How can I take you there, to those engrained places, probably tainted over years of recollection. Half of what I remember may very well be fantasy at this point. But the sense is there, the color, watery, but visible in my mind’s eye.
I read on some Instagram post that the Christmas magic you felt as a kid was really just your mother’s love, her effort reflected in your life. It rubbed me the wrong way. I think it’s because I have a mother who loves me, and a complicated, sometimes painful relationship with holidays.
But in writing this I realized that I can agree, just in a different way. My holidays were my parents. They personified them—their feelings about the world, themselves, and their place in it. As adults, and especially as parents, it’s easy to feel deep shame around the holidays. Maybe you can’t afford the right food, or your kid wanted something you didn’t have money for. It’s easy to look around and hate the life that you created, the little hollow in the world you’ve carved for yourself, your friends, your family.

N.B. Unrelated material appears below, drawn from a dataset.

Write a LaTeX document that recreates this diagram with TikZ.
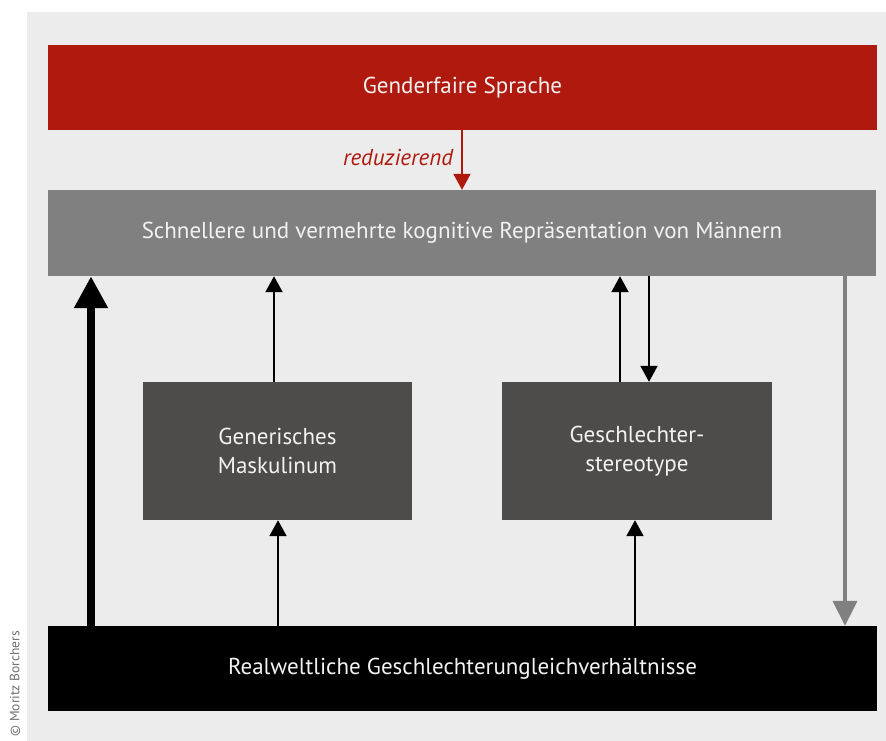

I hope that when you read this, you can look at yourself with love, the way I look at my mother now as I reflect. Maybe all you have is nothing, an empty space left by someone who was supposed to love you. Maybe your life is dark right now. Maybe you’re all alone. But with time, those gutted places can turn into safety, for you and for others. My mother had her heart stabbed out a thousand times. Her pain didn’t stop where I leave this story.
But I see now what I didn’t see then. She was still growing love around me in the only way she could, making something out of the little that she had. Doing better than her parents did for her. That was my home. That was my start. Those were dark days, but I don’t run from them now.
Merry Christmas. Happy Holidays.
Wonderful retelling
Yes, thank you for sharing this Shaina. Both the story, a beautifully fantastically imagined passage of life from waypoint to waypoint. Some terribly painful but all instructive and all seen as they imprinted the narrators future. And then your post script which I found deeply personal and brave. I found it such a privilege to read. It certainly will affect how I approach your future work.